The fundamentals of good compliance require the ability for compliance professionals to intercede, either prospectively or retrospectively, at key control points. Whether these are activity, contract, payment or document controls, an inability to apply these controls reflects an inability for the compliance professional to manage enterprise risk.

Historically, many business processes have evolved from manual, diffuse business activities with no ability to intercede prospectively and a limited ability to intercede retrospectively. As technology has enabled various business functions, the compliance professional has become more empowered to intercede, apply controls and manage risk.

The integration of data across and within businesses is also enabling compliance professionals to manage risk more actively.
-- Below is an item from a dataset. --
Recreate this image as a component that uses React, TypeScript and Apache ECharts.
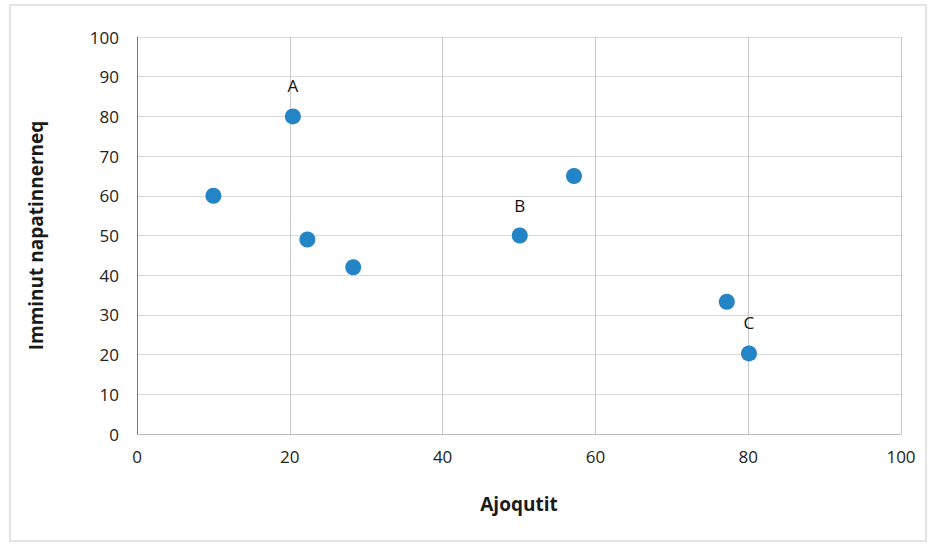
import React, { useEffect, useRef } from "react";
import * as echarts from "echarts";

const xValues = [10, 20.4, 22.3, 28.3, 50.1, 57.2, 77.2, 80.1];
const yValues = [60, 80, 49, 42, 50, 65, 33.3, 20.3];
const pointLabels = ["", "A", "", "", "B", "", "", "C"];
const xTitle = "Ajoqutit";
const yTitle = "Imminut napatinnerneq";

export default function App() {
  const ref = useRef<HTMLDivElement>(null);
  useEffect(() => {
    if (!ref.current) return;
    const chart = echarts.init(ref.current, null, { renderer: "svg" });
    const data = xValues.map((x, i) => ({
      value: [x, yValues[i]],
      label: {
        show: pointLabels[i] !== "",
        formatter: pointLabels[i],
      },
    }));
    chart.setOption({
      animation: false,
      backgroundColor: "#fff",
      textStyle: { fontFamily: "Open Sans" },
      graphic: [
        {
          type: "rect",
          shape: { x: 10, y: 5, width: 916, height: 536 },
          style: { fill: "none", stroke: "#dcdcdc", lineWidth: 1.5 },
          silent: true,
        },
      ],
      grid: { left: 137, right: 36, top: 37, bottom: 115, containLabel: false },
      xAxis: {
        type: "value",
        min: 0,
        max: 100,
        interval: 20,
        name: xTitle,
        nameLocation: "middle",
        nameGap: 60,
        nameTextStyle: { fontSize: 19, fontWeight: "bold", color: "#1a1a1a", fontFamily: "Open Sans" },
        axisLine: { show: true, lineStyle: { color: "#bfbfbf", width: 1 } },
        axisTick: { show: false },
        axisLabel: { fontSize: 17, color: "#222", margin: 14 },
        splitLine: { show: true, lineStyle: { color: "#c8c8c8", width: 1 } },
      },
      yAxis: {
        type: "value",
        min: 0,
        max: 100,
        interval: 10,
        name: yTitle,
        nameLocation: "middle",
        nameGap: 92,
        nameTextStyle: { fontSize: 19, fontWeight: "bold", color: "#1a1a1a", fontFamily: "Open Sans" },
        axisLine: { show: true, lineStyle: { color: "#777", width: 1 } },
        axisTick: { show: false },
        axisLabel: { fontSize: 17, color: "#222", margin: 18 },
        splitLine: { show: true, lineStyle: { color: "#dadada", width: 1 } },
      },
      series: [
        {
          type: "scatter",
          symbol: "circle",
          symbolSize: 16,
          itemStyle: { color: "#2384c6", opacity: 1 },
          label: {
            position: "top",
            distance: 14,
            fontSize: 17,
            color: "#111",
            fontFamily: "Open Sans",
          },
          data,
        },
      ],
    });
    return () => chart.dispose();
  }, []);
  return (
    <div
      ref={ref}
      style={{ position: "absolute", left: 0, top: 0, width: 937, height: 549 }}
    />
  );
}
While reporting and analytics provide deeper insight and more comparative analysis, this type of integration still forces a retrospective view of the data along with the associated risks that data represents.

In order for technology to be compliance enabled, it needs to integrate the compliance viewpoint into the fabric of the business process. This does not mean stopping at each step and asking if the risk is acceptable but making the acknowledgement of risk integrated into the workflow and thinking about the process.

Below are examples of how a business process may be compliance enabled. These processes allow for the prospective management of the business risk associated with these activities.

  • An event that is outside of policy should be automatically routed for exception processing as part of an approval process
  • A provider or consultant that is being utilized significantly above norms should have alerts sent to the appropriate risk managers
  • Contracts should have data driven parameters that allow for the validation of policy as well as legal language
  • Sales reps should be risk scored based on their history of interactions and the auditing of their work should be automated

Regulating and enforcement bodies are aggressively changing their tune with regard to culpability for enterprise activities. Where “I didn’t know” was once accepted, the measure is becoming “you should have known”. This is driving C-level executives to become more attuned to the need for proactive risk management, and it is increasing the demand for compliance-enabled technologies. As these become more prevalent, and as they cover a broader spectrum of the organization, so too does the compliance professional become more enabled to manage the risk profile in an organization.